Ask adults how the child in your life is doing. Asking the child’s family about their education is always important; you can not only get some important answers, but also a roadmap to how you can become a more helpful ally in building a great next generation. Find out what their strengths and challenges are and make a plan to improve things from where you are. Can you ask the child’s teacher about their performance and how the child compares to other children in their class? Or about what teaching and education methods they’re using? Or, best of all, ask what questions you should be asking or what information they want to share with you. Like adults, children are not the same, even those growing up in the same household which makes each of us uniquely great. Abilities differ widely, but we should always ask about them and identify ways to involve yourself in solutions.

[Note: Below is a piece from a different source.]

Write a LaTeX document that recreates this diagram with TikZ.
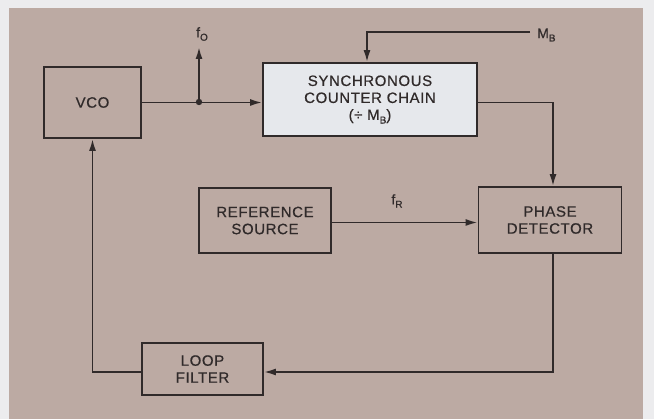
\documentclass[tikz,border=0pt]{standalone}
\usepackage{fontspec}
\setmainfont{Liberation Sans}
\newfontfamily\lab[LetterSpace=4,FakeBold=0.6]{Liberation Sans}
\usetikzlibrary{arrows.meta}
\definecolor{paper}{RGB}{236,236,238}
\definecolor{bgtan}{RGB}{188,170,163}
\definecolor{ink}{RGB}{48,42,42}
\definecolor{boxfill}{RGB}{230,232,236}
\newcommand{\subs}[1]{\raisebox{-0.45ex}{\fontsize{10}{10}\selectfont #1}}
\tikzset{
  blk/.style={draw=ink, line width=1.8pt, minimum width=#1, inner sep=0pt, align=center,
    font=\lab\fontsize{15}{17}\selectfont, text=ink},
  wire/.style={draw=ink, line width=1.8pt},
  arr/.style={wire, -{Latex[length=12pt,width=7pt]}},
  sig/.style={font=\lab\fontsize{14}{14}\selectfont, text=ink, inner sep=0pt}
}
\begin{document}
\begin{tikzpicture}[x=1pt,y=-1pt]
\useasboundingbox (0,0) rectangle (654,419);
\fill[paper] (0,0) rectangle (654,419);
\fill[bgtan] (9,8) rectangle (643,419);

\node[blk=97pt, minimum height=71pt] (vco) at (92.5,102.5) {VCO};
\node[blk=214pt, minimum height=73pt, fill=boxfill] (sync) at (370,99.5)
  {SYNCHRONOUS\\COUNTER CHAIN\\(÷ M\subs{B})};
\node[blk=132pt, minimum height=65pt] (ref) at (265,220.5) {REFERENCE\\SOURCE};
\node[blk=143pt, minimum height=66pt] (phase) at (550,220) {PHASE\\DETECTOR};
\node[blk=121pt, minimum height=52pt] (loop) at (202.5,369) {LOOP\\FILTER};

\coordinate (tap) at (199,102);
\coordinate (ftop) at (199,47);
\coordinate (mbend) at (530,32);

\draw[arr] (vco.east) -- (vco.east -| sync.west);
\fill[ink] (tap) circle (3.2pt);
\draw[arr] (tap) -- (ftop);
\node[sig] (f0) at (202,34) {f\subs{O}};

\draw[arr] (mbend) -| ([xshift=-3pt]sync.north);
\node[sig, anchor=west] (mb) at (537,35) {M\subs{B}};

\draw[arr] (sync.east |- vco.east) -| ([xshift=3pt]phase.north);
\draw[arr] ([yshift=-2pt]ref.east) -- ([yshift=-2pt]ref.east -| phase.west);
\node[sig] (fr) at (397,201) {f\subs{R}};

\draw[arr] ([xshift=3pt]phase.south) |- ([yshift=-3pt]loop.east);
\draw[arr] ([yshift=-3pt]loop.west) -| (vco.south);
\end{tikzpicture}
\end{document}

Ask a child about specifics. How easily we forget what our own school experiences were like! Perhaps you don’t remember what it was like to have every adult asking, “how was your day at school?,” but the answers you’ll get (or won’t get) are a pretty clear sign that it’s not the most effective question to ask. Instead, you have to ask very specific questions. If you aren’t the most knowledgeable about the child’s day, ask general questions about what the best thing about the day was, ask about specific school subjects and what they’re learning about there, if they found anything particularly difficult or annoying, what their friends are like. Like with anything else, asking a question that really only allows for one word answers will get just that. Even though my nephew is a college senior, he knows that “good” is never a sufficient answer.  While you don’t need to probe like a detective you do need to ask your child to elaborate on the information they are sharing and remember to be fully present during the conversation. Children know when they have your undivided attention and when they do not. We have to be thoughtful with our children and give them opportunities to give full and meaningful responses about what they are doing and how it makes them feel. 

Ask what you can do. We can always use a little help in all areas of our lives- and sometimes even asking people if you can help is a huge motivator. If you want the special young person in your life to succeed at school and beyond, try asking them what you can do to help them find more time or interest to study or read more. Maybe you can ask the parents in your life what support you can give them to help give young people more focus in their studies. And have you asked the teachers in your life how you can help make their classrooms even more effective at churning out the leaders of tomorrow? Most families could use some support, many teachers need help purchasing school supplies and every student could benefit from an encouraging word. Let’s not be afraid to make some offers.

Recently, I visited a 5th grade class in the Watts area of Los Angeles. I left inspired and encouraged by the wisdom, character and intellect displayed by each student in the class.   Instead of learning of the latest crisis on the news, actually make a point to visit a school and spend quality time with students.  Not only does it take a village to raise children, more importantly it takes a great society to turn out future leaders. I spend a lot of time at education conferences, which means I get a lot of time with parents and educators, but I also spend a lot of time listening to what speakers have to say. I also spend a lot of time writing about ways we can instill lessons in young people, for which I find myself doing a pretty good amount of research. I’ve also learned that young people will rise or fall to the expectations set for them. But at the end of the day, there are no silver bullet solutions. If there were a sure-fire way to make all students great, we’d have done it long ago. The reality is the best way to make change is to ask how we can build it. I’m always surprised at how some empathy, an offer of help and some genuine interest in each other is often the biggest step to success. 

Being a man or woman is a matter of birth, but being a man or woman who makes a difference is a matter of choice. Choose to be a difference maker!